6 ozs. fontina cheese, coarsely shredded
2 cups onions, thinly sliced and sautéed in oil
2 cloves garlic, minced
4 baby eggplants, sliced into fans or long thin slices, briefly sautéed in olive oil
2 medium-size ripe meaty tomatoes, sliced
1 small tin flat anchovy fillets, drained
Salt and coarsely ground black pepper
1 Tbsp. basil leaves, minced
1 Tbsp. marjoram leaves, minced

Sprinkle the cheese over the dough. Spread the onions and garlic over this. Then arrange the eggplant in a symmetrical pattern, then the tomato slices, and insert the anchovy fillets in a spoke pattern between the other ingredients. Salt and pepper the top and slide the pizza into the preheated oven. Bake about ten minutes or until edges are crisp and golden. Sprinkle at once with the minced herbs and let the pizza sit a few minutes before attempting to cut it either with a pizza wheel or long, thin, strong shears (these used to be found around newspaper offices but maybe editing shears are an anachronism in the computer age).

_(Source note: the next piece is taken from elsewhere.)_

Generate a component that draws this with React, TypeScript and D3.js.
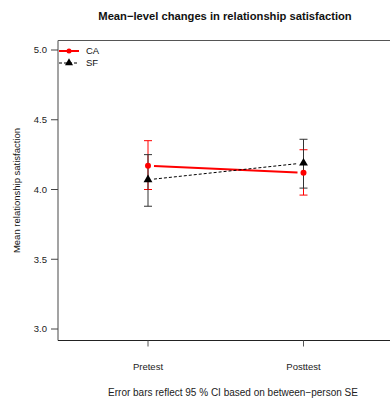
import React from "react";
import * as d3 from "d3";

const timepoints = ["Pretest", "Posttest"];
const groups = ["CA", "SF"];
const caMean = [4.17, 4.12];
const caLower = [4.0, 3.96];
const caUpper = [4.35, 4.285];
const sfMean = [4.07, 4.19];
const sfLower = [3.88, 4.01];
const sfUpper = [4.25, 4.36];
const yTicks = [3.0, 3.5, 4.0, 4.5, 5.0];

const W = 390;
const H = 398;
const FONT = "'Liberation Sans', Arial, Helvetica, sans-serif";

export default function App() {
  const x = d3.scaleLinear().domain([0, 1]).range([148, 303.5]);
  const y = d3.scaleLinear().domain([3, 5]).range([329, 50]);
  const left = 58, top = 40.5, bottom = 340.5, right = 392;

  const series = [
    { name: groups[0], mean: caMean, lo: caLower, hi: caUpper, color: "#ff0000", width: 2, dash: "", shape: "circle" },
    { name: groups[1], mean: sfMean, lo: sfLower, hi: sfUpper, color: "#000000", width: 1, dash: "3,2", shape: "triangle" },
  ];

  const gap = 6;
  const tri = d3.symbol().type(d3.symbolTriangle).size(34);

  return (
    <svg width={W} height={H} style={{ position: "absolute", left: 0, top: 0, background: "#fff" }} fontFamily={FONT}>
      <text x={225} y={20} textAnchor="middle" fontSize={11.2} fontWeight="bold" fill="#111">
        Mean−level changes in relationship satisfaction
      </text>
      {/* box */}
      <line x1={left} x2={right} y1={top} y2={top} stroke="#555" strokeWidth={1} />
      <line x1={left} x2={left} y1={top} y2={bottom} stroke="#666" strokeWidth={1.2} />
      <line x1={left} x2={right} y1={bottom} y2={bottom} stroke="#222" strokeWidth={1.2} />
      {/* y axis */}
      {yTicks.map((t) => (
        <g key={t}>
          <line x1={51} x2={left} y1={y(t)} y2={y(t)} stroke="#444" />
          <text x={47} y={y(t)} dy="0.35em" textAnchor="end" fontSize={9.5} fill="#222">
            {t.toFixed(1)}
          </text>
        </g>
      ))}
      <text transform={`translate(20,${(top + bottom) / 2}) rotate(-90)`} textAnchor="middle" fontSize={9.5} fill="#111">
        Mean relationship satisfaction
      </text>
      {/* x axis */}
      {timepoints.map((tp, i) => (
        <g key={tp}>
          <line x1={x(i)} x2={x(i)} y1={bottom} y2={bottom + 6} stroke="#555" />
          <text x={x(i)} y={370} textAnchor="middle" fontSize={9.5} fill="#222">
            {tp}
          </text>
        </g>
      ))}
      <text x={233} y={396} textAnchor="middle" fontSize={10} fill="#222">
        Error bars reflect 95 % CI based on between−person SE
      </text>
      {/* error bars */}
      {series.map((s) => (
        <g key={s.name + "eb"}>
          {timepoints.map((tp, i) => (
            <g key={tp} stroke={s.color === "#000000" ? "#333" : s.color} strokeWidth={1}>
              <line x1={x(i)} x2={x(i)} y1={y(s.lo[i])} y2={y(s.hi[i])} />
              <line x1={x(i) - 4} x2={x(i) + 4} y1={y(s.lo[i])} y2={y(s.lo[i])} />
              <line x1={x(i) - 4} x2={x(i) + 4} y1={y(s.hi[i])} y2={y(s.hi[i])} />
            </g>
          ))}
        </g>
      ))}
      {/* lines with gaps */}
      {series.map((s) => {
        const x0 = x(0), y0 = y(s.mean[0]), x1 = x(1), y1 = y(s.mean[1]);
        const len = Math.hypot(x1 - x0, y1 - y0);
        const ux = (x1 - x0) / len, uy = (y1 - y0) / len;
        return (
          <line
            key={s.name + "ln"}
            x1={x0 + ux * gap}
            y1={y0 + uy * gap}
            x2={x1 - ux * gap}
            y2={y1 - uy * gap}
            stroke={s.color}
            strokeWidth={s.width}
            strokeDasharray={s.dash}
          />
        );
      })}
      {/* points */}
      {series.map((s) => (
        <g key={s.name + "pt"}>
          {timepoints.map((tp, i) =>
            s.shape === "circle" ? (
              <circle key={tp} cx={x(i)} cy={y(s.mean[i])} r={3} fill={s.color} />
            ) : (
              <path key={tp} d={tri() as string} transform={`translate(${x(i)},${y(s.mean[i])})`} fill={s.color} />
            )
          )}
        </g>
      ))}
      {/* legend */}
      {series.map((s, k) => {
        const ly = 51 + k * 12;
        return (
          <g key={s.name + "lg"}>
            <line x1={59} x2={79} y1={ly} y2={ly} stroke={s.color} strokeWidth={s.width} strokeDasharray={s.dash} />
            {s.shape === "circle" ? (
              <circle cx={69} cy={ly} r={2.5} fill={s.color} />
            ) : (
              <path d={d3.symbol().type(d3.symbolTriangle).size(28)() as string} transform={`translate(69,${ly})`} fill={s.color} />
            )}
            <text x={86} y={ly} dy="0.35em" fontSize={9.5} fill="#111">
              {s.name}
            </text>
          </g>
        );
      })}
    </svg>
  );
}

Pizza can be cut with a kitchen knife but it’s a messy business. I often add stoned, halved Greek or Italian cured olives to this group of ingredients. Pizza is fun to make and popular with just about everyone; it’s good summer food despite the fact that one must heat up the oven. Pizza bakes in such a short time, it doesn’t keep you in the kitchen long. Try your hand; let your wildest dreams run rampant —  you can put just about any topping on a pizza if it will be cooked in 10 minutes.